If he does, he will tie Tommy Aaron as the oldest to make it to the weekend at age 63. Aaron did it in 2000.
“Almost every time he’s approached that tournament, his level of golf has gone up,” Charlie Crenshaw said. “I don’t doubt that he’s going to play well, or better than he has all year.”
Gillette is prepared to see Crenshaw play his final round on Friday – or Sunday.
“He’s very competitive,” he said. “There are a lot of great things going on in his life. Some people say he’s really focused on his golf design business. But make no mistake, when he goes to the first tee on Thursday, he’s going to be grinding, and Carl is going to be grinding with the intent of making the cut.”
But even Gillette knows that at this point “the fans care more about him than they do his score.”

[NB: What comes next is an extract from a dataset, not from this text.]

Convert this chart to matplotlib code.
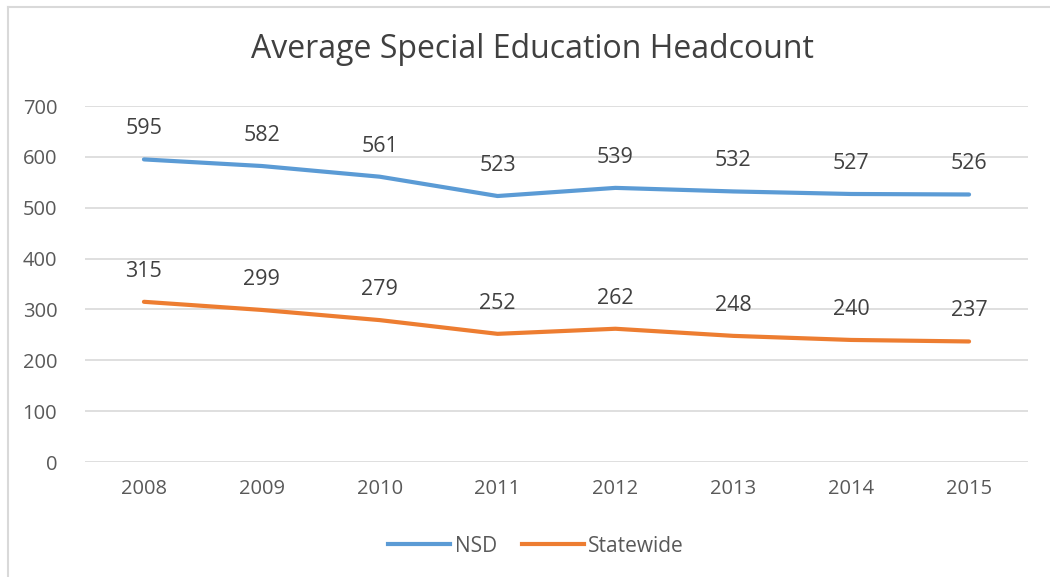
import matplotlib
matplotlib.use("Agg")
import matplotlib.pyplot as plt
from matplotlib.lines import Line2D

years = ["2008", "2009", "2010", "2011", "2012", "2013", "2014", "2015"]
nsd = [595, 582, 561, 523, 539, 532, 527, 526]
statewide = [315, 299, 279, 252, 262, 248, 240, 237]
yticks = [0, 100, 200, 300, 400, 500, 600, 700]

plt.rcParams['font.family'] = ['Open Sans', 'DejaVu Sans']

fig = plt.figure(figsize=(10.5, 5.77), dpi=100)
ax = fig.add_axes([85/1050, 1-462/577, (1028-85)/1050, (462-106)/577])

x = list(range(len(years)))
blue = '#5B9BD5'
orange = '#ED7D31'
ax.plot(x, nsd, color=blue, lw=3, solid_capstyle='round', label='NSD', zorder=3)
ax.plot(x, statewide, color=orange, lw=3, solid_capstyle='round', label='Statewide', zorder=3)

for xi, v in zip(x, nsd):
    ax.annotate(str(v), (xi, v), xytext=(0, 22), textcoords='offset points',
                ha='center', va='center', fontsize=15.5, color='#404040')
for xi, v in zip(x, statewide):
    ax.annotate(str(v), (xi, v), xytext=(0, 22), textcoords='offset points',
                ha='center', va='center', fontsize=15.5, color='#404040')

ax.set_xlim(-0.5, len(years)-0.5)
ax.set_ylim(0, 700)
ax.set_yticks(yticks)
ax.set_xticks(x)
ax.set_xticklabels(years)
ax.tick_params(axis='both', length=0, labelsize=14.5, labelcolor='#595959')
ax.tick_params(axis='y', pad=20)
ax.tick_params(axis='x', pad=12)
ax.grid(axis='y', color='#D9D9D9', lw=1.2)
ax.set_axisbelow(True)
for s in ax.spines.values():
    s.set_visible(False)

fig.text(532/1050, 1-50/577, 'Average Special Education Headcount', ha='center', va='center',
         fontsize=23, color='#404040')

handles = [Line2D([0], [0], color=blue, lw=3), Line2D([0], [0], color=orange, lw=3)]
fig.legend(handles, ['NSD', 'Statewide'], loc='center', bbox_to_anchor=(536/1050, 1-546/577),
           ncol=2, frameon=False, fontsize=15, labelcolor='#595959', handlelength=3,
           handletextpad=0.2, columnspacing=1.2)

# chart border (left and top visible)
fig.add_artist(Line2D([8/1050, 8/1050], [0, 1-7/577], color='#D9D9D9', lw=1.5, transform=fig.transFigure))
fig.add_artist(Line2D([8/1050, 1], [1-7/577, 1-7/577], color='#D9D9D9', lw=1.5, transform=fig.transFigure))

fig.savefig('out.png', dpi=100)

Said his sister-in-law Julie: “We just want him to be happy and be very fulfilled. It’s going to be real bittersweet for him. I’m happy that Charlie is going to be there.”
Charlie Crenshaw said it won’t be a sad day for his younger brother.
“If I know Ben, he’s going to have a ball going around there,” he said. “He’s going to relish every single shot. He’s going to enjoy the heck out of it.”
Said Crenshaw: “I think each champion relives their tracks, wherever they were. Regardless of whether it’s the last round or the first round, you just remember shots.”